Konflik Suku Asli Lampung vs Pendatang Bali 2012 dalam Puisi Esai Denny JA
- Penulis : Dimas Anugerah Wicaksono
- Rabu, 07 Desember 2022 07:38 WIB

Buku puisi esai ini menarik lantaran ditulis sekitar puluhan tahun dari waktu kerusuhan.
Tentu telah terjadi pengendapan, sudut pandang yang kritis, dan 'pesan' bagi perbaikan dan kebaikan. Puisi bertema sosial akan selalu mengedepankan nilai-nilai kemanusian (HAM). Dan puisi esai, yang saya tahu, condong membicarakan ihwal sosial: kemanusiaan.
Ada kata "drama" dalam subjudul dari buku puisi esai Denny JA – selanjutnya saya tulis DJA – yang berisi 25 kisah tentang peristiwa 1998, Sampit, Balinuraga, Ahmadiyah di NTB, dan Konflik di Maluku.
Buku ini berisi 25 kisah drama kemanusiaan yang variatif dan dibidik dari sudut pandang (point of view) yang beragam pula.
Menurut saya, ini kekuatan dari buku puisi esai DJA. Dia seperti memiliki '100 mata' untuk melihat, mengamati, sekaligus menentukan sudut yang pas untuk menulis kisah-kisah dramatik tersebut.
Pada kesempatan ini saya menilik dan mengapresiasi sebagai apresiator terhadap 5 karya DJA tentang Balinuraga.
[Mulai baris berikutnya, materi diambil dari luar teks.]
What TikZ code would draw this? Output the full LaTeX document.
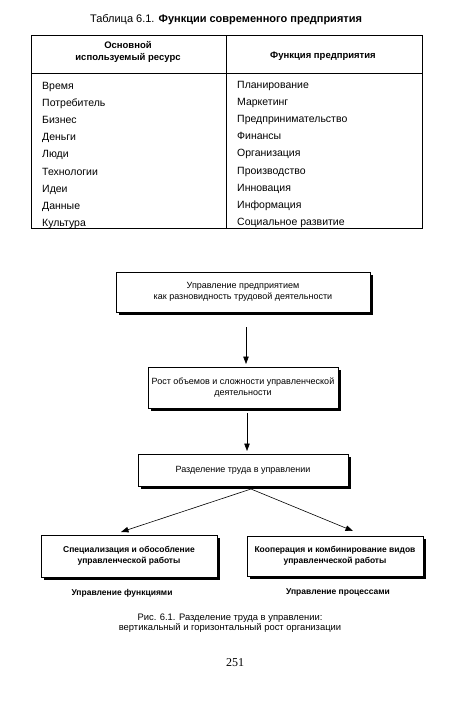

Selain kedekatan emosional karena keberadaan saya dekat dengan titik kerusuhan, saya pernah 'terlibat' menggalang solidaritas melalui panggung seni di Bandar Lampung. Acara ini difasilitasi sejumlah NGO di Lampung.
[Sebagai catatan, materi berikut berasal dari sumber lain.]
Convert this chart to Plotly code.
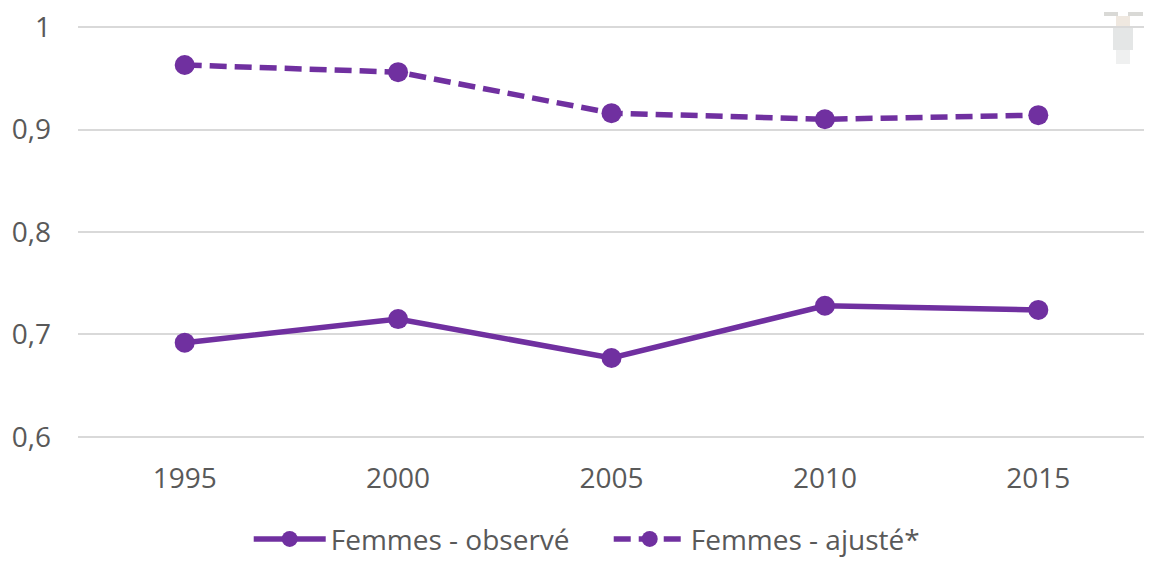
import plotly.graph_objects as go

years = ["1995", "2000", "2005", "2010", "2015"]
observe = [0.692, 0.715, 0.677, 0.728, 0.724]
ajuste = [0.963, 0.956, 0.916, 0.910, 0.914]
yticks = [0.6, 0.7, 0.8, 0.9, 1.0]
yticklabels = ["0,6", "0,7", "0,8", "0,9", "1"]
purple = "#7030A0"
text_color = "#595959"

# Cropped logo fragment in the top-right corner: (left, right, top, bottom) in page pixels, colour
logo_bits = [
    (1105, 1122, 0, 4, "#3A3230"),
    (1126, 1142, 0, 4, "#3A3230"),
    (1104, 1118, 12, 16, "#D9D9D6"),
    (1128, 1143, 12, 16, "#D9D9D6"),
    (1116, 1130, 16, 27, "#EFE8E0"),
    (1113, 1133, 27, 50, "#E4E6E6"),
    (1116, 1130, 50, 64, "#EFF0F0"),
]

fig = go.Figure()
fig.add_trace(go.Scatter(x=years, y=observe, name="Femmes - observé", mode="lines+markers",
                         line=dict(color=purple, width=5.5), marker=dict(size=20, color=purple)))
fig.add_trace(go.Scatter(x=years, y=ajuste, name="Femmes - ajusté*", mode="lines+markers",
                         line=dict(color=purple, width=5.5, dash="17px,8px"), marker=dict(size=20, color=purple)))
for left, right, top, bottom, color in logo_bits:
    fig.add_shape(type="rect", xref="paper", yref="paper", layer="below", line_width=0, fillcolor=color,
                  x0=(left - 78) / 1067, x1=(right - 78) / 1067,
                  y0=(439 - bottom) / 414, y1=(439 - top) / 414)
fig.update_layout(
    width=1144, height=575, autosize=False,
    margin=dict(l=70, r=7, t=17, b=144),
    paper_bgcolor="white", plot_bgcolor="rgba(0,0,0,0)",
    font=dict(family="Open Sans, Noto Sans, sans-serif", size=28, color=text_color),
    showlegend=True,
    legend=dict(orientation="h", x=0.16, xanchor="left", y=-0.242, yanchor="middle",
                font=dict(size=28, color=text_color), itemwidth=72, entrywidth=273),
    xaxis=dict(type="category", range=[-0.5, 4.5], showgrid=False, showline=False, ticks="",
               ticklabelstandoff=20, automargin=False),
    yaxis=dict(range=[0.598, 1.002], tickvals=yticks, ticktext=yticklabels, gridcolor="#D9D9D9",
               gridwidth=1.5, zeroline=False, showline=False, ticks="",
               ticklabelstandoff=26, automargin=False, ticklabeloverflow="allow"),
)
fig.write_html("out.html", post_script="document.body.style.overflow='hidden';")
Adapun kelima puisi esai DJA tentang konflik di Balinuraga tersebut adalah "Mata Dibalas Mata, Parang Dibalas Parang", "Lari Cucuku, Lari Sekencangnya", "Menjauh Seribu Kilo Meter", "Cintaku Tak Menentu di Pengungsian", dan "Benda Pusaka yang Berdarah" (hal 109-145).
Kerusuhan di kampung Balinuraga, Way Panji, terjadi selama tiga hari pada 27- 29 Oktober 2012. Langit Kalianda pekat. Seakan turut berduka. Tokoh Bali yang mantan Korem 043 Gatam, Swisma, bahkan meminta warga Balinuraga agar kembali ke Bali. Seluruh beban akibat kepulangan akan disiapkan.
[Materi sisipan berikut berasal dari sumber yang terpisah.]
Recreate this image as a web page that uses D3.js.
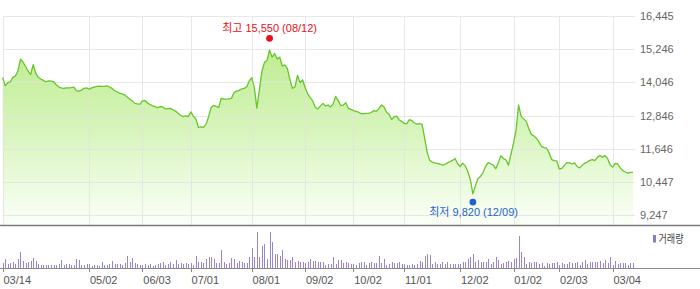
<!DOCTYPE html>
<html><head><meta charset="utf-8">
<script src="https://cdn.jsdelivr.net/npm/d3@7"></script>
<style>
body{margin:0;background:#fff}
svg{display:block}
text{font-family:"Liberation Sans",Arial,"Noto Sans CJK KR",sans-serif}
</style>
</head><body>
<svg id="c" width="700" height="289"></svg>
<script>
// ---- data ----
const closePrices = [
14230,13920,14040,14070,14230,14280,14460,14890,14780,14620,
14460,14330,14690,14380,14230,14170,14120,14070,14100,14090,
14070,13970,13890,13850,13830,13850,13850,13860,13880,13750,
13730,13770,13830,13850,13800,13850,13880,13900,13910,13900,
13900,13920,13880,13830,13750,13710,13660,13630,13590,13520,
13440,13380,13290,13270,13260,13380,13390,13300,13250,13200,
13170,13140,13170,13160,13090,13100,13110,13060,13010,12930,
12860,12810,12840,12810,12980,12830,12730,12420,12440,12420,
12530,12800,13140,13220,13180,13140,13480,13440,13440,13450,
13470,13680,13730,13760,13810,13830,13890,14100,14220,13870,
13120,13790,14460,14770,14840,15220,14960,15090,14890,14960,
14640,14680,14550,14150,13830,13890,14300,14040,14140,13860,
13630,13500,13380,13140,13090,13200,13290,13200,13230,13160,
13270,13540,13390,13210,13230,13310,13110,13070,13030,13000,
12970,12920,12920,12930,12930,12960,13030,13000,13100,13230,
13170,12980,12900,12710,12800,12830,12690,12640,12560,12560,
12700,12670,12580,12540,12560,12530,12040,11530,11230,11170,
11140,11120,11100,11060,11080,11140,11180,11230,11300,11110,
11010,11130,11030,10830,10540,10020,10310,10580,10650,10790,
11010,11150,11110,11060,10930,11140,11400,11300,11250,11060,
11460,11860,12330,13230,12820,12730,12640,12380,12170,12110,
12030,11900,11730,11690,11670,11500,11260,11220,11210,10920,
10940,11050,11150,11140,11100,11140,11010,10960,11050,11130,
11170,11230,11260,11220,11350,11400,11350,11400,11300,11060,
10990,11120,11100,10960,10860,10810,10770,10800,10800
];
const volumes = [
50,90,40,50,60,40,90,160,70,50,60,70,100,70,40,30,30,30,30,30,
30,
30,40,80,30,40,40,30,30,90,80,30,30,40,40,20,30,30,20,60,30,
30,40,70,40,40,40,30,50,120,60,100,50,40,30,30,40,30,40,20,30,
40,
50,60,30,40,60,40,80,40,50,40,50,40,50,30,120,60,60,50,90,110,
110,90,50,50,180,60,40,50,100,90,
50,
70,60,50,50,110,200,110,360,110,220,
240,90,360,260,140,140,120,180,90,80,
80,110,60,70,60,60,50,60,90,70,
70,60,60,60,30,40,40,110,40,80,80,50,60,
50,
40,40,30,50,60,60,30,50,60,50,
50,120,50,90,30,40,60,50,50,60,
40,40,30,30,40,30,40,70,60,120,
140,130,40,60,40,40,60,40,60,40,
40,40,40,40,60,60,90,110,140,60,
80,60,60,60,90,40,60,110,80,40,
50,60,70,60,90,100,320,160,110,40,
60,50,60,60,40,50,20,50,40,50,
50,60,30,50,40,40,60,50,50,60,
30,60,80,40,60,60,60,60,70,50,
80,50,110,30,70,40,50,50,50,30,
50,50
];
const xTickLabels = ["03/14","05/02","06/03","07/01","08/01","09/02","10/02","11/01","12/02","01/02","02/03","03/04"];
const xTickIndex  = [0,34,55,74,98,119,138,158,180,201,219,240];
const yTickValues = [9247,10447,11646,12846,14046,15246,16445];
const highPoint = {index:105, value:15550, date:"08/12"};
const lowPoint  = {index:185, value:9820,  date:"12/09"};
const legendLabel = "거래량";

// ---- chart ----
const svg = d3.select("#c");
const fmt = d3.format(",");
const x  = d3.scaleLinear().domain([0, closePrices.length-1]).range([2.7, 633]);
const y  = d3.scaleLinear().domain([9247,16445]).range([215.3,16]);
const yv = d3.scaleLinear().domain([0,380]).range([268.3,230]);
const plotRight = 635, priceBottom = 225;

const defs = svg.append("defs");
const g = defs.append("linearGradient").attr("id","fillG")
  .attr("gradientUnits","userSpaceOnUse").attr("x1",0).attr("x2",0).attr("y1",40).attr("y2",priceBottom);
g.append("stop").attr("offset",0).attr("stop-color","#bdeb8d");
g.append("stop").attr("offset",0.5).attr("stop-color","#d8f5bd");
g.append("stop").attr("offset",1).attr("stop-color","#fbfff8");

// area
svg.append("path").datum(closePrices)
  .attr("d", d3.area().x((d,i)=>x(i)).y0(priceBottom).y1(d=>y(d)))
  .attr("fill","url(#fillG)");

// grid
const grid = svg.append("g").attr("stroke","#e2e2e2").attr("stroke-opacity",0.8).attr("shape-rendering","crispEdges");
grid.selectAll("line.h").data(yTickValues).join("line")
  .attr("x1", x(0)).attr("x2", plotRight)
  .attr("y1", d=>Math.round(y(d))+0.5).attr("y2", d=>Math.round(y(d))+0.5);
grid.selectAll("line.v").data(xTickIndex).join("line")
  .attr("x1", d=>Math.round(x(d))+0.5).attr("x2", d=>Math.round(x(d))+0.5)
  .attr("y1", Math.round(y(16445))).attr("y2", priceBottom);

// line
svg.append("path").datum(closePrices)
  .attr("d", d3.line().x((d,i)=>x(i)).y(d=>y(d)))
  .attr("fill","none").attr("stroke","#66c62a").attr("stroke-width",1.3).attr("stroke-linejoin","round");

// right axis labels
svg.append("g").selectAll("text").data(yTickValues).join("text")
  .attr("x", 640).attr("y", d=>y(d)).attr("dy","0.36em")
  .attr("font-size",11).attr("fill","#666").text(d=>fmt(d));

// separator
svg.append("line").attr("x1",0).attr("x2",700).attr("y1",225.5).attr("y2",225.5)
  .attr("stroke","#7a7a7a").attr("stroke-width",1.6);

// volume bars
svg.append("g").attr("fill","#9a84cc").attr("shape-rendering","crispEdges")
  .selectAll("rect").data(volumes).join("rect")
  .attr("x",(d,i)=>Math.round(x(i))).attr("width",1)
  .attr("y",d=>Math.round(yv(d))).attr("height",d=>268-Math.round(yv(d)));

// volume baseline + ticks
svg.append("line").attr("x1",0).attr("x2",700).attr("y1",268.5).attr("y2",268.5)
  .attr("stroke","#8a8a8a").attr("stroke-width",1.2);
svg.append("g").attr("stroke","#8a8a8a").attr("shape-rendering","crispEdges")
  .selectAll("line").data(xTickIndex).join("line")
  .attr("x1",d=>Math.round(x(d))+0.5).attr("x2",d=>Math.round(x(d))+0.5)
  .attr("y1",268).attr("y2",272);
svg.append("g").selectAll("text").data(xTickLabels).join("text")
  .attr("x",(d,i)=>x(xTickIndex[i])+0.8).attr("y",283.5)
  .attr("font-size",11).attr("fill","#555").text(d=>d);

// legend
svg.append("rect").attr("x",653).attr("y",235).attr("width",3).attr("height",7.5).attr("fill","#8f78c6");
svg.append("text").attr("x",658.5).attr("y",242.5).attr("font-size",11).attr("fill","#444")
  .attr("textLength",25).attr("lengthAdjust","spacingAndGlyphs").text(legendLabel);

// high / low annotations
svg.append("circle").attr("cx",x(highPoint.index)).attr("cy",y(highPoint.value)-2.5).attr("r",3.4).attr("fill","#e8101c");
svg.append("text").attr("x",x(highPoint.index)).attr("y",31.5).attr("text-anchor","middle")
  .attr("font-size",11).attr("fill","#e8101c").text(`최고 ${fmt(highPoint.value)} (${highPoint.date})`);
svg.append("circle").attr("cx",x(lowPoint.index)).attr("cy",y(lowPoint.value)+2.6).attr("r",3.4).attr("fill","#1d62d2");
svg.append("text").attr("x",x(lowPoint.index)+0.7).attr("y",216).attr("text-anchor","middle")
  .attr("font-size",11).attr("fill","#1d62d2").text(`최저 ${fmt(lowPoint.value)} (${lowPoint.date})`);
</script>
</body></html>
Kerusuhan antara etnis Bali (kampung Balinuraha Way Panji) dengan pribumi Lampung (kampung Agom, Kalianda) memang mencekam. Selain menelan korban jiwa, banyak warga etnis Bali yang diungsikan sementara di Sekolah Polisi Negara (SPN) Kemiling, Bandar Lampung.